**The problem:** Transcribe every line from the top down to the line with "7.1,7.6,7.85,8.0,8.35,7.9,8.05,8.15,7.95];", both ends included, but not the pictures.
#####
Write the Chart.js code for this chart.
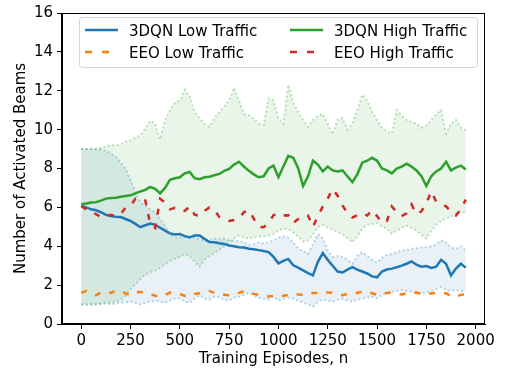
<!DOCTYPE html>
<html><head><meta charset="utf-8">
<script src="https://cdn.jsdelivr.net/npm/chart.js@4/dist/chart.umd.min.js"></script>
<style>html,body{margin:0;padding:0;background:#fff;}canvas{display:block;}</style>
</head><body>
<canvas id="c" width="505" height="369"></canvas>
<script>
const episodes = [0,25,50,75,100,125,150,175,200,225,250,275,300,325,350,375,400,425,450,475,500,525,550,575,600,625,650,675,700,725,750,775,800,825,850,875,900,925,950,975,1000,1025,1050,1075,1100,1125,1150,1175,1200,1225,1250,1275,1300,1325,1350,1375,1400,1425,1450,1475,1500,1525,1550,1575,1600,1625,1650,1675,1700,1725,1750,1775,1800,1825,1850,1875,1900,1925,1950];

const dqnLow = [6.07,6.0,5.9,5.85,5.75,5.62,5.55,5.52,5.5,5.4,
5.3,5.15,4.98,5.08,5.17,5.1,4.95,4.8,4.66,4.6,
4.63,4.52,4.46,4.55,4.55,4.38,4.22,4.2,4.15,4.12,
4.04,4.0,3.95,3.93,3.87,3.85,3.8,3.76,3.7,3.45,
3.12,3.25,3.35,3.02,2.9,2.76,2.62,2.5,3.2,3.65,
3.3,3.0,2.7,2.65,2.8,2.93,2.8,2.7,2.6,2.45,
2.4,2.7,2.8,2.85,2.92,3.0,3.1,3.22,3.05,2.95,
2.98,2.88,2.95,3.3,3.1,2.5,2.85,3.1,2.9];

const eeoLow = [1.6,1.7,1.55,1.48,1.62,1.66,1.6,1.72,1.7,1.58,
1.48,1.6,1.66,1.58,1.55,1.45,1.4,1.5,1.62,1.6,
1.55,1.45,1.42,1.55,1.58,1.68,1.7,1.6,1.52,1.5,
1.48,1.55,1.6,1.68,1.62,1.55,1.5,1.45,1.42,1.45,
1.4,1.45,1.5,1.55,1.52,1.5,1.58,1.6,1.6,1.6,
1.62,1.6,1.52,1.48,1.55,1.58,1.6,1.68,1.65,1.58,
1.5,1.52,1.6,1.62,1.55,1.52,1.58,1.6,1.62,1.55,
1.52,1.58,1.6,1.6,1.58,1.45,1.4,1.5,1.55];

const dqnHigh = [6.16,6.2,6.25,6.27,6.35,6.45,6.48,6.5,6.55,6.58,
6.62,6.72,6.82,6.9,7.05,6.95,6.72,7.0,7.42,7.5,
7.55,7.75,7.82,7.5,7.45,7.55,7.58,7.65,7.72,7.88,
7.98,8.2,8.35,8.1,7.88,7.7,7.55,7.6,8.0,8.15,
7.55,8.1,8.65,8.55,8.02,7.1,7.6,8.4,8.2,7.85,
8.1,7.9,7.85,7.9,7.6,7.3,7.7,8.3,8.4,8.55,
8.4,8.0,7.9,7.75,8.0,8.1,8.25,8.1,7.9,7.6,
7.1,7.6,7.85,8.0,8.35,7.9,8.05,8.15,7.95];

const eeoHigh = [6.07,5.9,5.75,5.65,5.5,5.55,5.62,5.55,5.65,5.99,
6.07,6.45,6.5,6.35,5.15,4.94,6.44,6.24,5.9,5.98,
5.85,5.82,6.05,5.62,5.56,5.82,6.0,5.88,5.5,5.4,
5.3,5.35,5.45,5.75,5.85,5.42,5.0,4.98,5.2,5.6,
5.7,5.58,5.6,5.2,5.4,5.55,5.58,5.0,5.55,6.05,
6.45,6.95,6.6,6.1,5.7,5.48,5.6,5.7,5.58,5.85,
5.55,5.2,5.3,6.05,5.75,5.55,5.7,6.15,5.65,5.8,
6.2,6.83,6.3,6.15,6.05,5.8,5.58,5.9,6.4];

const dqnLowUpper = [9.0,9.0,9.0,9.0,8.98,8.9,8.78,8.6,8.3,8.0,
7.4,6.8,6.25,6.1,5.9,5.78,5.4,5.05,4.6,4.45,
4.45,4.5,4.42,4.46,4.35,4.3,4.3,4.4,4.35,4.4,
4.3,4.3,4.25,4.2,4.05,4.1,4.2,4.15,4.2,4.3,
4.45,4.5,4.45,4.2,3.9,3.75,3.6,4.1,4.63,4.4,
3.8,3.45,3.5,3.45,3.3,3.1,3.5,3.7,3.5,3.3,
3.15,3.4,3.55,3.6,3.7,3.78,3.8,3.87,3.9,3.95,
3.95,4.0,4.1,4.29,4.2,3.95,3.85,4.0,3.78];

const dqnLowLower = [1.0,1.0,1.02,1.0,1.03,1.05,1.02,1.05,1.1,1.12,
1.15,1.08,1.0,1.08,1.15,1.2,1.15,1.1,1.2,1.3,
1.32,1.15,1.1,1.3,1.49,1.3,1.25,1.4,1.38,1.25,
1.2,1.35,1.4,1.5,1.6,1.45,1.35,1.3,1.25,1.4,
1.2,1.3,1.35,1.3,1.2,1.1,1.0,0.9,1.15,1.25,
1.2,1.15,1.25,1.3,1.2,1.15,1.25,1.3,1.35,1.4,
1.3,1.5,1.6,1.65,1.7,1.75,1.7,1.65,1.6,1.55,
1.62,1.7,1.8,1.91,1.75,1.7,1.75,1.7,1.7];

const dqnHighUpper = [9.0,9.0,9.0,9.0,9.05,9.15,9.2,9.2,9.25,9.38,
9.45,9.6,9.7,10.06,10.45,10.3,9.5,10.5,11.0,11.4,
11.5,12.05,11.7,10.9,10.6,10.3,10.14,10.6,10.9,11.2,
11.5,12.15,11.5,10.8,10.74,10.55,10.3,10.23,11.6,11.5,
10.6,10.3,12.3,11.4,10.9,10.5,10.14,10.5,10.7,10.8,
10.3,9.75,10.5,10.6,10.0,10.3,11.0,11.8,11.5,10.9,
10.5,10.1,9.9,9.8,11.0,10.7,10.5,10.4,10.3,10.1,
10.2,10.5,10.8,11.0,9.8,10.3,10.5,10.1,9.97];

const dqnHighLower = [1.0,1.0,1.0,1.02,1.05,1.1,1.12,1.15,1.25,1.45,
1.8,2.05,2.3,2.55,2.65,2.75,2.9,3.05,3.25,3.35,
3.45,3.6,3.5,3.2,2.95,3.3,3.5,3.65,3.8,4.0,
4.2,4.4,4.55,4.45,4.4,4.45,4.5,4.5,4.55,4.63,
4.8,4.9,4.88,4.7,4.5,4.25,4.3,4.6,4.97,5.1,
4.97,4.85,4.75,4.6,4.4,4.2,4.5,4.9,5.1,5.14,
5.2,5.0,4.9,4.63,4.8,4.95,5.05,4.95,4.8,4.6,
4.4,4.8,5.1,5.3,5.45,5.5,5.7,5.82,5.7];

const seriesLabels = ['3DQN Low Traffic', 'EEO Low Traffic', '3DQN High Traffic', 'EEO High Traffic'];
const xTicks = [0,250,500,750,1000,1250,1500,1750,2000];
const xTickLabels = ['0','250','500','750','1000','1250','1500','1750','2000'];
const yTicks = [0,2,4,6,8,10,12,14,16];
const yTickLabels = ['0','2','4','6','8','10','12','14','16'];
const xTitle = 'Training Episodes, n';
const yTitle = 'Number of Activated Beams';

const pts = arr => arr.map((v, i) => ({x: episodes[i], y: v}));
const FONT = {family: 'DejaVu Sans', size: 15};

const BLUE = '#1f77b4', ORANGE = '#ff7f0e', GREEN = '#2ca02c', RED = '#d62728';

const datasets = [
  {label: seriesLabels[0], data: pts(dqnLow), borderColor: BLUE, borderWidth: 2.5, fill: false, order: 3},
  {label: seriesLabels[1], data: pts(eeoLow), borderColor: ORANGE, borderWidth: 2.5, borderDash: [6, 9], fill: false, order: 2},
  {label: seriesLabels[2], data: pts(dqnHigh), borderColor: GREEN, borderWidth: 2.5, fill: false, order: 1},
  {label: seriesLabels[3], data: pts(eeoHigh), borderColor: RED, borderWidth: 2.5, borderDash: [6, 9], fill: false, order: 0},
  {label: 'lu', data: pts(dqnLowUpper), borderColor: 'rgba(31,119,180,0.3)', borderWidth: 2, borderDash: [2, 2.5], backgroundColor: 'rgba(31,119,180,0.1)', fill: {target: 5}, order: 7},
  {label: 'll', data: pts(dqnLowLower), borderColor: 'rgba(31,119,180,0.3)', borderWidth: 2, borderDash: [2, 2.5], fill: false, order: 6},
  {label: 'hu', data: pts(dqnHighUpper), borderColor: 'rgba(44,160,44,0.3)', borderWidth: 2, borderDash: [2, 2.5], backgroundColor: 'rgba(44,160,44,0.1)', fill: {target: 7}, order: 5},
  {label: 'hl', data: pts(dqnHighLower), borderColor: 'rgba(44,160,44,0.3)', borderWidth: 2, borderDash: [2, 2.5], fill: false, order: 4}
];

const overlay = {
  id: 'overlay',
  afterDraw(chart) {
    const ctx = chart.ctx, a = chart.chartArea;
    ctx.save();
    ctx.strokeStyle = '#000';
    ctx.lineWidth = 1;
    ctx.setLineDash([]);
    ctx.strokeRect(Math.round(a.left) - 0.5, Math.round(a.top) + 0.5, Math.round(a.right - a.left), Math.round(a.bottom - a.top) - 1);
    const bx = 79.5, by = 17.5, bw = 398, bh = 50, r = 3;
    ctx.beginPath();
    ctx.moveTo(bx + r, by);
    ctx.lineTo(bx + bw - r, by); ctx.arcTo(bx + bw, by, bx + bw, by + r, r);
    ctx.lineTo(bx + bw, by + bh - r); ctx.arcTo(bx + bw, by + bh, bx + bw - r, by + bh, r);
    ctx.lineTo(bx + r, by + bh); ctx.arcTo(bx, by + bh, bx, by + bh - r, r);
    ctx.lineTo(bx, by + r); ctx.arcTo(bx, by, bx + r, by, r);
    ctx.closePath();
    ctx.fillStyle = 'rgba(255,255,255,0.8)';
    ctx.fill();
    ctx.strokeStyle = 'rgba(204,204,204,0.8)';
    ctx.stroke();
    const items = [
      {ds: 0, lx: 85, tx: 129, y: 30, by: 35.5},
      {ds: 1, lx: 85, tx: 129, y: 52, by: 58},
      {ds: 2, lx: 290, tx: 334, y: 30, by: 35.5},
      {ds: 3, lx: 290, tx: 334, y: 52, by: 58}
    ];
    ctx.font = '15px "DejaVu Sans"';
    ctx.textBaseline = 'alphabetic';
    ctx.textAlign = 'left';
    items.forEach(it => {
      const d = chart.data.datasets[it.ds];
      ctx.strokeStyle = d.borderColor;
      ctx.lineWidth = d.borderWidth;
      ctx.lineCap = 'butt';
      ctx.setLineDash(d.borderDash ? [7, 10] : []);
      ctx.beginPath();
      ctx.moveTo(it.lx, it.y);
      ctx.lineTo(it.lx + 33, it.y);
      ctx.stroke();
      ctx.fillStyle = '#000';
      ctx.fillText(d.label, it.tx, it.by);
    });
    ctx.restore();
  }
};

const gridCfg = {drawOnChartArea: false, drawTicks: true, tickLength: 5, tickColor: '#000', lineWidth: 1};

new Chart(document.getElementById('c').getContext('2d'), {
  type: 'line',
  data: {datasets},
  options: {
    responsive: false,
    animation: false,
    devicePixelRatio: 1,
    layout: {padding: {top: 10, right: 20, left: 0, bottom: 0}},
    plugins: {legend: {display: false}, tooltip: {enabled: false}},
    elements: {point: {radius: 0}, line: {tension: 0, borderCapStyle: 'butt'}},
    scales: {
      x: {
        type: 'linear', min: -97.5, max: 2047.5,
        afterBuildTicks: s => { s.ticks = xTicks.map(v => ({value: v})); },
        afterFit: s => { s.height = 45; },
        grid: gridCfg,
        border: {display: true, color: '#000', width: 1},
        ticks: {font: FONT, color: '#000', padding: 3, maxRotation: 0, autoSkip: false, callback: (v, i) => xTickLabels[i]},
        title: {display: true, text: xTitle, font: FONT, color: '#000', padding: {top: 0, bottom: 1}}
      },
      y: {
        type: 'linear', min: 0, max: 16,
        afterBuildTicks: s => { s.ticks = yTicks.map(v => ({value: v})); },
        afterFit: s => { s.width = 62; },
        grid: gridCfg,
        border: {display: true, color: '#000', width: 1},
        ticks: {font: FONT, color: '#000', padding: 4, autoSkip: false, callback: (v, i) => yTickLabels[i]},
        title: {display: true, text: yTitle, font: FONT, color: '#000', padding: {top: 12, bottom: 0}}
      }
    }
  },
  plugins: [overlay]
});
</script>
</body></html>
#####
**Solution to this problem:**
Write the Chart.js code for this chart.
<!DOCTYPE html>
<html><head><meta charset="utf-8">
<script src="https://cdn.jsdelivr.net/npm/chart.js@4/dist/chart.umd.min.js"></script>
<style>html,body{margin:0;padding:0;background:#fff;}canvas{display:block;}</style>
</head><body>
<canvas id="c" width="505" height="369"></canvas>
<script>
const episodes = [0,25,50,75,100,125,150,175,200,225,250,275,300,325,350,375,400,425,450,475,500,525,550,575,600,625,650,675,700,725,750,775,800,825,850,875,900,925,950,975,1000,1025,1050,1075,1100,1125,1150,1175,1200,1225,1250,1275,1300,1325,1350,1375,1400,1425,1450,1475,1500,1525,1550,1575,1600,1625,1650,1675,1700,1725,1750,1775,1800,1825,1850,1875,1900,1925,1950];

const dqnLow = [6.07,6.0,5.9,5.85,5.75,5.62,5.55,5.52,5.5,5.4,
5.3,5.15,4.98,5.08,5.17,5.1,4.95,4.8,4.66,4.6,
4.63,4.52,4.46,4.55,4.55,4.38,4.22,4.2,4.15,4.12,
4.04,4.0,3.95,3.93,3.87,3.85,3.8,3.76,3.7,3.45,
3.12,3.25,3.35,3.02,2.9,2.76,2.62,2.5,3.2,3.65,
3.3,3.0,2.7,2.65,2.8,2.93,2.8,2.7,2.6,2.45,
2.4,2.7,2.8,2.85,2.92,3.0,3.1,3.22,3.05,2.95,
2.98,2.88,2.95,3.3,3.1,2.5,2.85,3.1,2.9];

const eeoLow = [1.6,1.7,1.55,1.48,1.62,1.66,1.6,1.72,1.7,1.58,
1.48,1.6,1.66,1.58,1.55,1.45,1.4,1.5,1.62,1.6,
1.55,1.45,1.42,1.55,1.58,1.68,1.7,1.6,1.52,1.5,
1.48,1.55,1.6,1.68,1.62,1.55,1.5,1.45,1.42,1.45,
1.4,1.45,1.5,1.55,1.52,1.5,1.58,1.6,1.6,1.6,
1.62,1.6,1.52,1.48,1.55,1.58,1.6,1.68,1.65,1.58,
1.5,1.52,1.6,1.62,1.55,1.52,1.58,1.6,1.62,1.55,
1.52,1.58,1.6,1.6,1.58,1.45,1.4,1.5,1.55];

const dqnHigh = [6.16,6.2,6.25,6.27,6.35,6.45,6.48,6.5,6.55,6.58,
6.62,6.72,6.82,6.9,7.05,6.95,6.72,7.0,7.42,7.5,
7.55,7.75,7.82,7.5,7.45,7.55,7.58,7.65,7.72,7.88,
7.98,8.2,8.35,8.1,7.88,7.7,7.55,7.6,8.0,8.15,
7.55,8.1,8.65,8.55,8.02,7.1,7.6,8.4,8.2,7.85,
8.1,7.9,7.85,7.9,7.6,7.3,7.7,8.3,8.4,8.55,
8.4,8.0,7.9,7.75,8.0,8.1,8.25,8.1,7.9,7.6,
7.1,7.6,7.85,8.0,8.35,7.9,8.05,8.15,7.95];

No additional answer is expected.